With an IDP, development teams can gain access to the same tools and insights, which contributes to speedier onboarding to shorter time to first commit, from better developer collaboration for faster feedback using productivity and collaboration tools to overall velocity of development and frequency of deployment.
Numerous cloud native tools exist to accomplish all of these things — from both commercial and open source platform solutions and service catalogs to more specific tools that do everything from aid in collaboration to bridging the gap between remote clusters and local machine (another cloud native development challenge).
Selecting the right tools and bundling them in an IDP can make a developer’s job significantly easier, a key part of improving the developer experience. An IDP can also deliver multiple positive effects for organizations. Developer productivity and happiness produce faster product and feature releases. IDPs foster standardization, leading to reduced maintenance costs and more scalable setups.
Ultimately an IDP developed to serve the needs of a given organization can deliver relief to developers who do not necessarily want to become part-time platform engineers, can establish consistency in processes and workflows, and can enable safer, faster software deliveries. But before we get ahead of ourselves, we can’t overlook one bigger-picture consideration when introducing an IDP: culture.
Don’t Forget the Cultural Aspects: Beyond the IDP
Creating and asking developers to use an IDP makes a lot of sense, but only if the cultural piece of the puzzle is considered as well. Bring developers into the IDP planning and development process. Ask what they need to not only make their jobs easier but what will aid in their ability to develop software that meets the expectations of their organizations’ customers. Two-way communication is critical not just to the usability of the IDP, but to the overall developer experience.
The positive developer experience is forged in acknowledging the complexity developers routinely face and actively creating ways to navigate that complexity.
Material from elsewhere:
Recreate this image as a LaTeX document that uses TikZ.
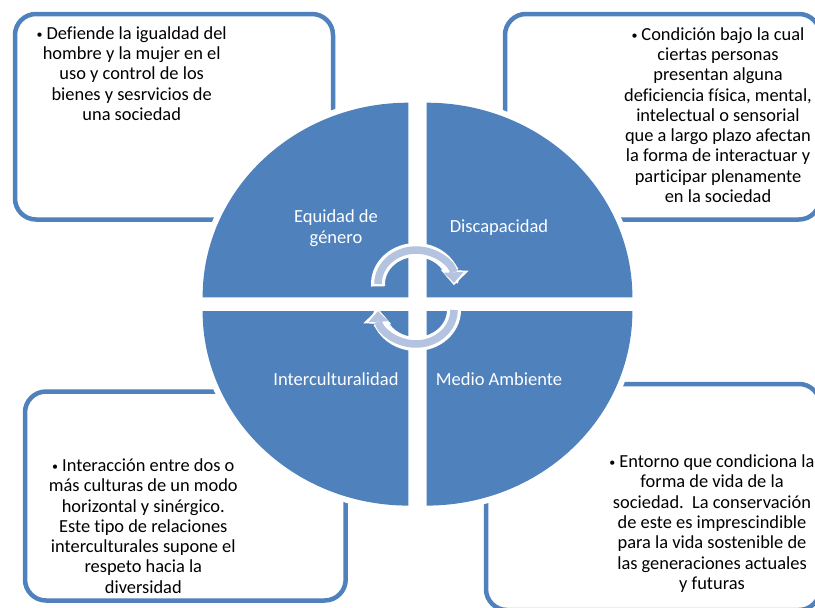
\documentclass[tikz,border=0pt]{standalone}
\usepackage{fontspec}
\setmainfont{Carlito}[Ligatures=NoCommon]
\usetikzlibrary{arrows.meta}
\definecolor{qblue}{HTML}{4F81BD}
\definecolor{arrowblue}{HTML}{B4C4E0}
\newcommand{\smbul}{{\fontsize{12}{12}\selectfont\raisebox{0.6pt}{•}}\hspace{4pt}}
\begin{document}
\begin{tikzpicture}[x=1pt,y=-1pt,
  box/.style={draw=qblue, line width=4.5pt, rounded corners=21pt, inner sep=0pt},
  boxtext/.style={font=\fontsize{18.4}{20.3}\selectfont, align=center, inner sep=0pt, text=black},
  qlabel/.style={font=\fontsize{18.5}{20.8}\selectfont, align=center, text=white, inner sep=0pt},
  halo/.style={draw=white, line width=12pt, fill=white, line join=round},
  quad/.style={fill=qblue},
  arcunder/.style={draw=white, line width=14pt, -{Triangle[width=28pt,length=15pt,line width=0pt]}},
  arcover/.style={draw=arrowblue, line width=7.5pt, -{Triangle[width=20pt,length=10.5pt,line width=0pt]}}
]
\path[use as bounding box] (0,0) rectangle (815,608);
\clip (0,0) rectangle (815,608);
\fill[white] (0,0) rectangle (815,608);

% boxes
\node[box, minimum width=318pt, minimum height=205.5pt] (boxTL) at (174,116.75) {};
\node[box, minimum width=315pt, minimum height=205.5pt] (boxTR) at (662.5,116.75) {};
\node[box, minimum width=320.7pt, minimum height=209pt] (boxBL) at (185.35,496) {};
\node[box, minimum width=334pt, minimum height=226pt] (boxBR) at (653,497) {};

% box texts
\node[boxtext] (tTL) at (131.7,73.5) {\smbul Defiende la igualdad del\\hombre y la mujer en el\\uso y control de los\\bienes y sesrvicios de\\una sociedad};
\node[boxtext] (tTR) at (718,115) {\smbul Condición bajo la cual\\ciertas personas\\presentan alguna\\deficiencia física, mental,\\intelectual o sensorial\\que a largo plazo afectan\\la forma de interactuar y\\participar plenamente\\en la sociedad};
\node[boxtext] (tBL) at (143.3,526) {\smbul Interacción entre dos o\\más culturas de un modo\\horizontal y sinérgico.\\Este tipo de relaciones\\interculturales supone el\\respeto hacia la\\diversidad};
\node[boxtext] (tBR) at (712,523.5) {\smbul Entorno que condiciona la\\forma de vida de la\\sociedad.\ \ La conservación\\de este es imprescindible\\para la vida sostenible de\\las generaciones actuales\\y futuras};

% quadrants
\def\qrx{205.7}
\def\qry{194.6}
\foreach \st in {halo,quad}{
  \path[\st] (408.3,297.3) -- ++(-\qrx,0) arc[start angle=180,end angle=270,x radius=\qrx,y radius=\qry] -- cycle;
  \path[\st] (426.7,297.3) -- ++(0,-\qry) arc[start angle=270,end angle=360,x radius=\qrx,y radius=\qry] -- cycle;
  \path[\st] (426.7,311) -- ++(\qrx,0) arc[start angle=0,end angle=90,x radius=\qrx,y radius=\qry] -- cycle;
  \path[\st] (408.3,311) -- ++(0,\qry) arc[start angle=90,end angle=180,x radius=\qrx,y radius=\qry] -- cycle;
}

% quadrant labels
\node[qlabel] (lEq) at (336,228.5) {Equidad de\\género};
\node[qlabel] (lDis) at (499,228) {Discapacidad};
\node[qlabel] (lInt) at (336,379) {Interculturalidad};
\node[qlabel] (lMed) at (499,379) {Medio Ambiente};

% circular arrows
\coordinate (ctop) at (416,284);
\coordinate (cbot) at (416,310);
\draw[arcunder] ([shift={(176:38 and 34)}]ctop) arc[start angle=176,end angle=362,x radius=38,y radius=34];
\draw[arcover] ([shift={(180:38 and 34)}]ctop) arc[start angle=180,end angle=358,x radius=38,y radius=34];
\draw[arcunder] ([shift={(-4:38 and 34)}]cbot) arc[start angle=-4,end angle=182,x radius=38,y radius=34];
\draw[arcover] ([shift={(0:38 and 34)}]cbot) arc[start angle=0,end angle=178,x radius=38,y radius=34];
\end{tikzpicture}
\end{document}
This starts with communication and continues with internal developer advocacy – or formal support within an organization for improving the developer experience.
With collaboration, the cloud native community converges around best practices, tools and processes, develops learning and sharing opportunities and eventually elevates its network(s) of experts and practitioners.
Making IDPs Part of Your DX Strategy
Cloud native developers and the organizations in which they work are turning to internal developer platforms to ensure that development teams have what they need to ship software faster and safely. There is no one-size-fits-all IDP, and organizations have a lot of flexibility in designing the right IDP. As with cloud native development itself, creating the right IDP to balance business goals and developer experience will rely on understanding how the pieces will fit together to complete the puzzle.